The sound was unmistaken…Yikes I didn’t clear the narrow path! He stared in unbelief.
I got out of the car, as the UPS guy came around the truck and we both stared in unbelief. I had not only hit the rear of the truck but my car was now hooked onto his bumper. It was not going to be a case of slowly baking up. He then came up with a brilliant idea. He said, with a lot of confidence that I am glad he had…” OK, I will go in the truck and rev the engine and go in reverse, as you do the same but go forward. He thought that would “un hook” us.
I liked this, a UPS man with confidence.
Well, by that time we had an audience at this intersection. I tried my best to follow what he said and was hopeful it would work. Well, it happened all so fast…but it did work and I was free!
Putting my car in drive, pressing the pedal to the floor, off I went. I think I got caught up in the moment of being free. When I got home and told my husband and son, they were like “ You just drove away? You did not exchange insurance info or anything?” they were incredulous.Half expecting a call from UPS Headquarters or the Police I waited. Remember there were a ton of witnesses. As it turns up, I never got called and it would've been a hardship as our car insurance was $1000 deductible.
I thought this was God’s grace and accepted it as much. I WAS willing to face the consequences that never came.
The third leg of this journey is a time that I was speeding down a country road in one of the towns in CT, that I regularly traveled on. I wish I could say that I was think deep thoughts about God, but I am pretty sure I was in a zone. All of a sudden…
TWACK and BOOM…
before my eyes, in the windshield line of vision, was a huge bird. It's black feathers blowing all over the place I had NO idea what I hit but I plowed into this bird and his brother. His brother continued into the woods, I am sure thinking "This woman is crazy!”.
It happened so fast, I wasn’t sure if I ran over the bird, when it slid down my hood or what happened. As I looked in my rear view mirror…he still was walking, albeit, slowly. I also am sure he thought I was not only crazy but a violent maniac.

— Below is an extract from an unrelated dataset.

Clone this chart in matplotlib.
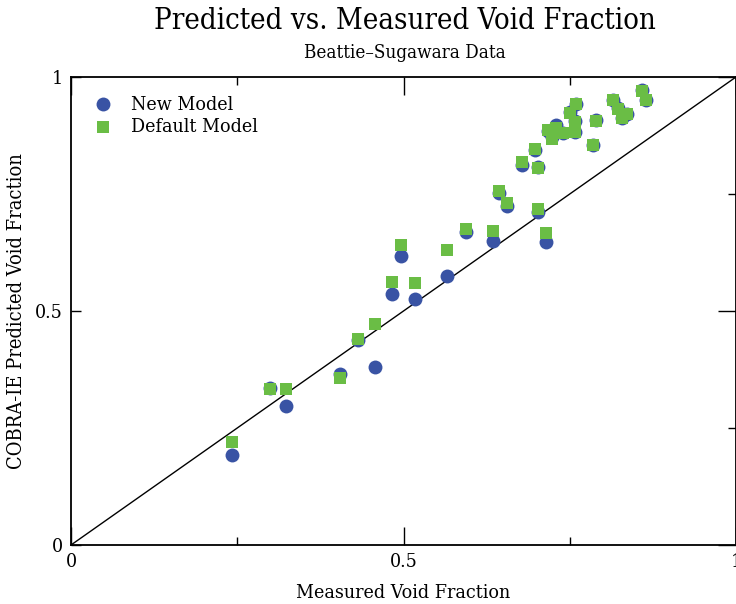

I was shaking a lot and pulled my car over to the side of the road to gather myself. Soon, a policeman came by to ask if I was ok. I was still “under the influence of bird maiming”. He held back his laughter, I am sure and suggested I stay there for a while till I was less shaken up. One thing I found out about these birds from him, was who they were. I thought they were doo-doo (pronounced dough-dough) birds. I had a nun in grammar school who called all students that she thought were inept or stupid (her judgment)…doo-doo birds.
This all came back to me when I hit them. The Trooper said if that they were Wild Turkeys. Well, unbeknown to me…they could fly…well not too high…yes only as high as my hood.
As I was sitting there I thought of a couple of things, I left the house kind of depressed and this sure shook things up for me. Then I took this as kind of a “sign”. I am not sure how y’all feel about “signs” from our ordinary world around us and God speaking to us through these. Well, I was in the midst of a messy personal situation and I just felt like these birds, in a way in that, I am going about my own business…being me…and this person is just plowing through the path…speeding and having NO thought for anyone else except THEIR destination. You see I keep blaming myself and asking myself incessantly…could I do something different??? Was I wrong??? Am I just seeing the truth and yet am thinking all along that I am only judging? Well I got my answer that day and I was freed.
Well, all these combined, may lead you to believe that perhaps this… I should not be driving…at the very least , you should be warned about when I am on the road.
I’d love the company…I just steer clear of drinking, avoid UPS trucks and granting the right of way to wild turkeys.